Restate the whole listing word for word. Pictures are left out.

- **Collected material**
•••

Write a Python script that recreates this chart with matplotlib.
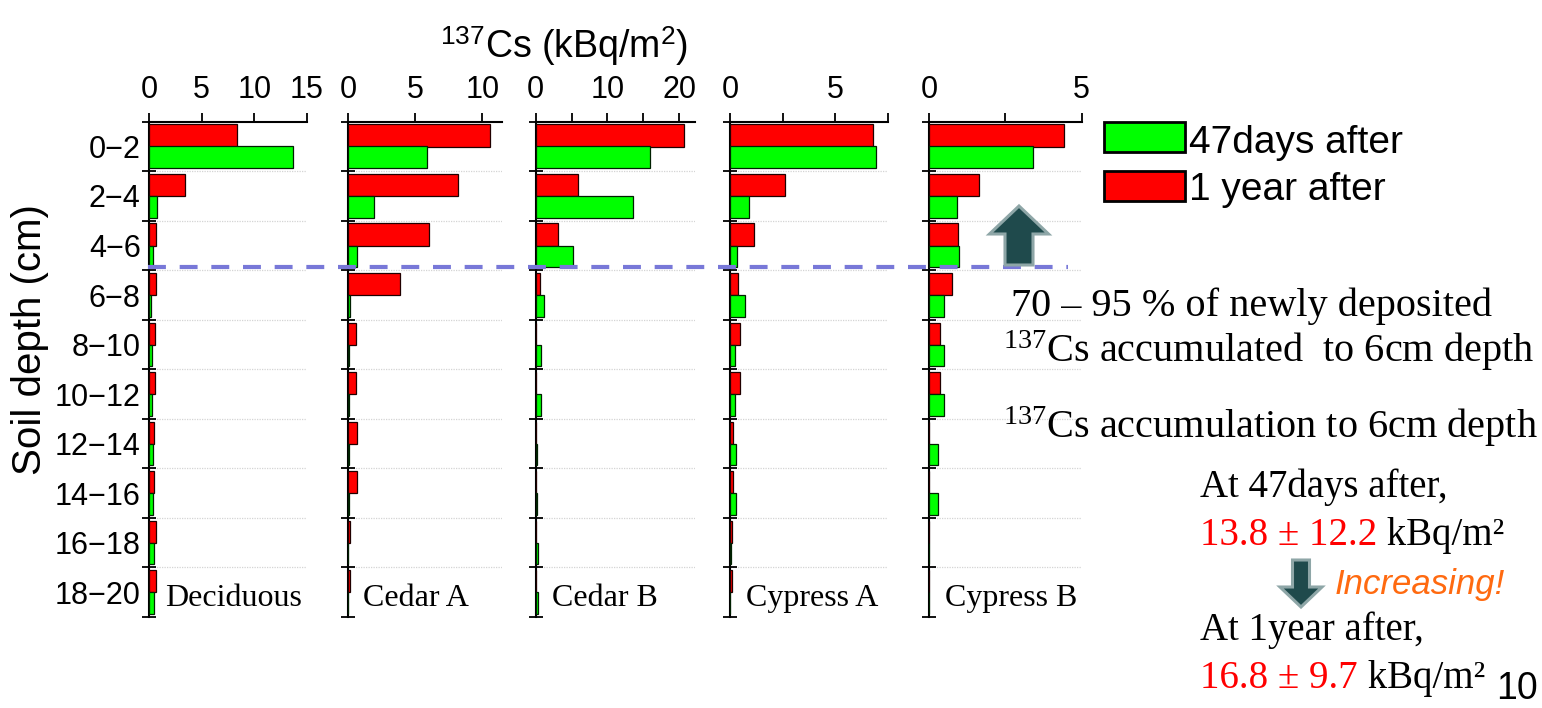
import matplotlib
matplotlib.use("Agg")
import matplotlib.pyplot as plt
import numpy as np
from matplotlib.lines import Line2D
from matplotlib.patches import FancyArrow, Rectangle

plt.rcParams["font.family"] = ["Liberation Sans", "DejaVu Sans"]
plt.rcParams["mathtext.fontset"] = "custom"
plt.rcParams["mathtext.rm"] = "Liberation Serif"
plt.rcParams["mathtext.sf"] = "Liberation Sans"
plt.rcParams["mathtext.it"] = "Liberation Serif:italic"

# soil depth layers (cm)
depth_labels = ["0−2", "2−4", "4−6", "6−8", "8−10",
                "10−12", "12−14", "14−16", "16−18", "18−20"]
site_names = ["Deciduous", "Cedar A", "Cedar B", "Cypress A", "Cypress B"]

# 137Cs inventory per layer, kBq/m2
deciduous_47d = [13.65, 0.75, 0.38, 0.15, 0.28, 0.3, 0.4, 0.4, 0.5, 0.5]
deciduous_1y = [8.4, 3.4, 0.65, 0.7, 0.6, 0.6, 0.5, 0.5, 0.7, 0.7]
cedar_a_47d = [5.85, 1.95, 0.7, 0.17, 0.05, 0.05, 0.05, 0.05, 0.03, 0.03]
cedar_a_1y = [10.6, 8.2, 6.05, 3.9, 0.62, 0.62, 0.7, 0.7, 0.17, 0.17]
cedar_b_47d = [15.9, 13.6, 5.25, 1.1, 0.7, 0.7, 0.25, 0.25, 0.3, 0.3]
cedar_b_1y = [20.6, 5.9, 3.07, 0.6, 0.1, 0.1, 0.05, 0.05, 0.05, 0.05]
cypress_a_47d = [6.95, 0.92, 0.35, 0.7, 0.24, 0.24, 0.27, 0.27, 0.03, 0.02]
cypress_a_1y = [6.78, 2.62, 1.13, 0.37, 0.48, 0.48, 0.13, 0.13, 0.08, 0.08]
cypress_b_47d = [3.39, 0.92, 0.96, 0.49, 0.47, 0.47, 0.3, 0.3, 0, 0]
cypress_b_1y = [4.41, 1.62, 0.95, 0.75, 0.35, 0.35, 0, 0, 0, 0]

after_47d = [deciduous_47d, cedar_a_47d, cedar_b_47d, cypress_a_47d, cypress_b_47d]
after_1y = [deciduous_1y, cedar_a_1y, cedar_b_1y, cypress_a_1y, cypress_b_1y]

x_max = [15, 11.45, 22.2, 7.5, 5]
x_ticks = [[0, 5, 10, 15], [0, 5, 10], [0, 5, 10, 15, 20], [0, 2.5, 5, 7.5], [0, 2.5, 5]]
x_ticklabels = [["0", "5", "10", "15"], ["0", "5", "10"], ["0", "", "10", "", "20"],
                ["0", "", "5", ""], ["0", "", "5"]]

W, H = 1542, 708
fig = plt.figure(figsize=(W / 100, H / 100), dpi=100)

# panel placement in pixels: left edge, width
panel_left = [149, 348, 535.7, 730, 929.3]
panel_width = [158, 153.7, 159.3, 158, 152.4]
top_px, bottom_px = 121.7, 617

green = "#00ff00"
red = "#ff0000"
rows = np.arange(len(depth_labels))

for i, name in enumerate(site_names):
    ax = fig.add_axes([panel_left[i] / W, (H - bottom_px) / H,
                       panel_width[i] / W, (bottom_px - top_px) / H])
    ax.barh(rows + 0.28, after_1y[i], height=0.45, color=red,
            edgecolor="#200000", linewidth=0.9, zorder=3)
    ax.barh(rows + 0.72, after_47d[i], height=0.44, color=green,
            edgecolor="#002000", linewidth=0.9, zorder=3)
    ax.set_xlim(0, x_max[i])
    ax.set_ylim(len(depth_labels), 0)

    for b in range(1, len(depth_labels)):
        ax.axhline(b, color="#d4d4d4", lw=0.9, ls=(0, (1, 1)), zorder=1)

    for side in ["right", "bottom"]:
        ax.spines[side].set_visible(False)
    for side in ["left", "top"]:
        ax.spines[side].set_linewidth(1.5)

    ax.xaxis.tick_top()
    ax.set_xticks(x_ticks[i])
    ax.set_xticklabels(x_ticklabels[i])
    ax.tick_params(axis="x", direction="out", length=6.3, width=1.3,
                   labelsize=22, pad=6)

    ax.set_yticks(np.arange(len(depth_labels) + 1))
    ax.set_yticklabels([])
    ax.set_yticks(rows + 0.5, minor=True)
    if i == 0:
        ax.set_yticklabels(depth_labels, minor=True)
    ax.tick_params(axis="y", which="major", direction="inout", length=10, width=1.3)
    ax.tick_params(axis="y", which="minor", length=0, labelsize=22, pad=6)

    ax.text(0.1, 9.62, name, transform=ax.get_yaxis_transform(),
            family="Liberation Serif", fontsize=23, va="center", ha="left")

fig.text(564 / W, 1 - 58 / H, r"$^{\mathsf{137}}$Cs (kBq/m$^{\mathsf{2}}$)",
         fontsize=27, ha="center", va="baseline")
fig.text(30 / W, 1 - 340 / H, "Soil depth (cm)", rotation=90, fontsize=29,
         ha="center", va="center")

# overlay in pixel coordinates for the notes on the right
ov = fig.add_axes([0, 0, 1, 1])
ov.set_xlim(0, W)
ov.set_ylim(H, 0)
ov.axis("off")

ov.add_line(Line2D([148, 1068], [266.5, 266.5], color="#7878d8", lw=3,
                   dashes=(4.3, 3.3), zorder=2))

ov.add_patch(FancyArrow(1019, 265, 0, -59, width=28, head_width=59,
                        head_length=28, length_includes_head=True,
                        facecolor="#1f4a4c", edgecolor="#8ea6a7", lw=2.2, zorder=4))
ov.add_patch(FancyArrow(1301, 560, 0, 47, width=17, head_width=42,
                        head_length=20, length_includes_head=True,
                        facecolor="#1f4a4c", edgecolor="#8ea6a7", lw=2.2, zorder=4))

# legend boxes
ov.add_patch(Rectangle((1104, 122), 81, 30, facecolor=green, edgecolor="black", lw=2))
ov.add_patch(Rectangle((1104, 171), 81, 30, facecolor=red, edgecolor="black", lw=2))
ov.text(1189, 153, "47days after", fontsize=28, va="baseline")
ov.text(1189, 200, "1 year after", fontsize=28, va="baseline")

serif = "Liberation Serif"
fs = 28
ov.text(1011, 316, "70 – 95 % of newly deposited", family=serif, fontsize=29,
        va="baseline")
ov.text(1003, 362, r"$^{137}$Cs accumulated  to 6cm depth", family=serif, fontsize=29,
        va="baseline")
ov.text(1003, 438, r"$^{137}$Cs accumulation to 6cm depth", family=serif, fontsize=29,
        va="baseline")
ov.text(1200, 497, "At 47days after,", family=serif, fontsize=fs, va="baseline")
t1 = ov.text(1200, 545, "13.8 ± 12.2", family=serif, fontsize=fs, color=red, va="baseline")
ov.annotate(" kBq/m²", xy=(1, 0), xycoords=t1, family=serif, fontsize=fs,
            va="bottom", ha="left")
ov.text(1335, 594, "Increasing!", fontsize=25, style="italic", color="#ff6a10",
        va="baseline")
ov.text(1200, 640, "At 1year after,", family=serif, fontsize=fs, va="baseline")
t2 = ov.text(1200, 688, "16.8 ± 9.7", family=serif, fontsize=fs, color=red, va="baseline")
ov.annotate(" kBq/m²", xy=(1, 0), xycoords=t2, family=serif, fontsize=fs,
            va="bottom", ha="left")
ov.text(1517, 699, "10", fontsize=27, ha="center", va="baseline")

fig.savefig("out.png", dpi=100)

•••

- **Answer to the exercise**
Write a Python script that recreates this chart with matplotlib.
import matplotlib
matplotlib.use("Agg")
import matplotlib.pyplot as plt
import numpy as np
from matplotlib.lines import Line2D
from matplotlib.patches import FancyArrow, Rectangle

plt.rcParams["font.family"] = ["Liberation Sans", "DejaVu Sans"]
plt.rcParams["mathtext.fontset"] = "custom"
plt.rcParams["mathtext.rm"] = "Liberation Serif"
plt.rcParams["mathtext.sf"] = "Liberation Sans"
plt.rcParams["mathtext.it"] = "Liberation Serif:italic"

# soil depth layers (cm)
depth_labels = ["0−2", "2−4", "4−6", "6−8", "8−10",
                "10−12", "12−14", "14−16", "16−18", "18−20"]
site_names = ["Deciduous", "Cedar A", "Cedar B", "Cypress A", "Cypress B"]

# 137Cs inventory per layer, kBq/m2
deciduous_47d = [13.65, 0.75, 0.38, 0.15, 0.28, 0.3, 0.4, 0.4, 0.5, 0.5]
deciduous_1y = [8.4, 3.4, 0.65, 0.7, 0.6, 0.6, 0.5, 0.5, 0.7, 0.7]
cedar_a_47d = [5.85, 1.95, 0.7, 0.17, 0.05, 0.05, 0.05, 0.05, 0.03, 0.03]
cedar_a_1y = [10.6, 8.2, 6.05, 3.9, 0.62, 0.62, 0.7, 0.7, 0.17, 0.17]
cedar_b_47d = [15.9, 13.6, 5.25, 1.1, 0.7, 0.7, 0.25, 0.25, 0.3, 0.3]
cedar_b_1y = [20.6, 5.9, 3.07, 0.6, 0.1, 0.1, 0.05, 0.05, 0.05, 0.05]
cypress_a_47d = [6.95, 0.92, 0.35, 0.7, 0.24, 0.24, 0.27, 0.27, 0.03, 0.02]
cypress_a_1y = [6.78, 2.62, 1.13, 0.37, 0.48, 0.48, 0.13, 0.13, 0.08, 0.08]
cypress_b_47d = [3.39, 0.92, 0.96, 0.49, 0.47, 0.47, 0.3, 0.3, 0, 0]
cypress_b_1y = [4.41, 1.62, 0.95, 0.75, 0.35, 0.35, 0, 0, 0, 0]

after_47d = [deciduous_47d, cedar_a_47d, cedar_b_47d, cypress_a_47d, cypress_b_47d]
after_1y = [deciduous_1y, cedar_a_1y, cedar_b_1y, cypress_a_1y, cypress_b_1y]

x_max = [15, 11.45, 22.2, 7.5, 5]
x_ticks = [[0, 5, 10, 15], [0, 5, 10], [0, 5, 10, 15, 20], [0, 2.5, 5, 7.5], [0, 2.5, 5]]
x_ticklabels = [["0", "5", "10", "15"], ["0", "5", "10"], ["0", "", "10", "", "20"],
                ["0", "", "5", ""], ["0", "", "5"]]

W, H = 1542, 708
fig = plt.figure(figsize=(W / 100, H / 100), dpi=100)

# panel placement in pixels: left edge, width
panel_left = [149, 348, 535.7, 730, 929.3]
panel_width = [158, 153.7, 159.3, 158, 152.4]
top_px, bottom_px = 121.7, 617

green = "#00ff00"
red = "#ff0000"
rows = np.arange(len(depth_labels))

for i, name in enumerate(site_names):
    ax = fig.add_axes([panel_left[i] / W, (H - bottom_px) / H,
                       panel_width[i] / W, (bottom_px - top_px) / H])
    ax.barh(rows + 0.28, after_1y[i], height=0.45, color=red,
            edgecolor="#200000", linewidth=0.9, zorder=3)
    ax.barh(rows + 0.72, after_47d[i], height=0.44, color=green,
            edgecolor="#002000", linewidth=0.9, zorder=3)
    ax.set_xlim(0, x_max[i])
    ax.set_ylim(len(depth_labels), 0)

    for b in range(1, len(depth_labels)):
        ax.axhline(b, color="#d4d4d4", lw=0.9, ls=(0, (1, 1)), zorder=1)

    for side in ["right", "bottom"]:
        ax.spines[side].set_visible(False)
    for side in ["left", "top"]:
        ax.spines[side].set_linewidth(1.5)

    ax.xaxis.tick_top()
    ax.set_xticks(x_ticks[i])
    ax.set_xticklabels(x_ticklabels[i])
    ax.tick_params(axis="x", direction="out", length=6.3, width=1.3,
                   labelsize=22, pad=6)

    ax.set_yticks(np.arange(len(depth_labels) + 1))
    ax.set_yticklabels([])
    ax.set_yticks(rows + 0.5, minor=True)
    if i == 0:
        ax.set_yticklabels(depth_labels, minor=True)
    ax.tick_params(axis="y", which="major", direction="inout", length=10, width=1.3)
    ax.tick_params(axis="y", which="minor", length=0, labelsize=22, pad=6)

    ax.text(0.1, 9.62, name, transform=ax.get_yaxis_transform(),
            family="Liberation Serif", fontsize=23, va="center", ha="left")

fig.text(564 / W, 1 - 58 / H, r"$^{\mathsf{137}}$Cs (kBq/m$^{\mathsf{2}}$)",
         fontsize=27, ha="center", va="baseline")
fig.text(30 / W, 1 - 340 / H, "Soil depth (cm)", rotation=90, fontsize=29,
         ha="center", va="center")

# overlay in pixel coordinates for the notes on the right
ov = fig.add_axes([0, 0, 1, 1])
ov.set_xlim(0, W)
ov.set_ylim(H, 0)
ov.axis("off")

ov.add_line(Line2D([148, 1068], [266.5, 266.5], color="#7878d8", lw=3,
                   dashes=(4.3, 3.3), zorder=2))

ov.add_patch(FancyArrow(1019, 265, 0, -59, width=28, head_width=59,
                        head_length=28, length_includes_head=True,
                        facecolor="#1f4a4c", edgecolor="#8ea6a7", lw=2.2, zorder=4))
ov.add_patch(FancyArrow(1301, 560, 0, 47, width=17, head_width=42,
                        head_length=20, length_includes_head=True,
                        facecolor="#1f4a4c", edgecolor="#8ea6a7", lw=2.2, zorder=4))

# legend boxes
ov.add_patch(Rectangle((1104, 122), 81, 30, facecolor=green, edgecolor="black", lw=2))
ov.add_patch(Rectangle((1104, 171), 81, 30, facecolor=red, edgecolor="black", lw=2))
ov.text(1189, 153, "47days after", fontsize=28, va="baseline")
ov.text(1189, 200, "1 year after", fontsize=28, va="baseline")

serif = "Liberation Serif"
fs = 28
ov.text(1011, 316, "70 – 95 % of newly deposited", family=serif, fontsize=29,
        va="baseline")
ov.text(1003, 362, r"$^{137}$Cs accumulated  to 6cm depth", family=serif, fontsize=29,
        va="baseline")
ov.text(1003, 438, r"$^{137}$Cs accumulation to 6cm depth", family=serif, fontsize=29,
        va="baseline")
ov.text(1200, 497, "At 47days after,", family=serif, fontsize=fs, va="baseline")
t1 = ov.text(1200, 545, "13.8 ± 12.2", family=serif, fontsize=fs, color=red, va="baseline")
ov.annotate(" kBq/m²", xy=(1, 0), xycoords=t1, family=serif, fontsize=fs,
            va="bottom", ha="left")
ov.text(1335, 594, "Increasing!", fontsize=25, style="italic", color="#ff6a10",
        va="baseline")
ov.text(1200, 640, "At 1year after,", family=serif, fontsize=fs, va="baseline")
t2 = ov.text(1200, 688, "16.8 ± 9.7", family=serif, fontsize=fs, color=red, va="baseline")
ov.annotate(" kBq/m²", xy=(1, 0), xycoords=t2, family=serif, fontsize=fs,
            va="bottom", ha="left")
ov.text(1517, 699, "10", fontsize=27, ha="center", va="baseline")

fig.savefig("out.png", dpi=100)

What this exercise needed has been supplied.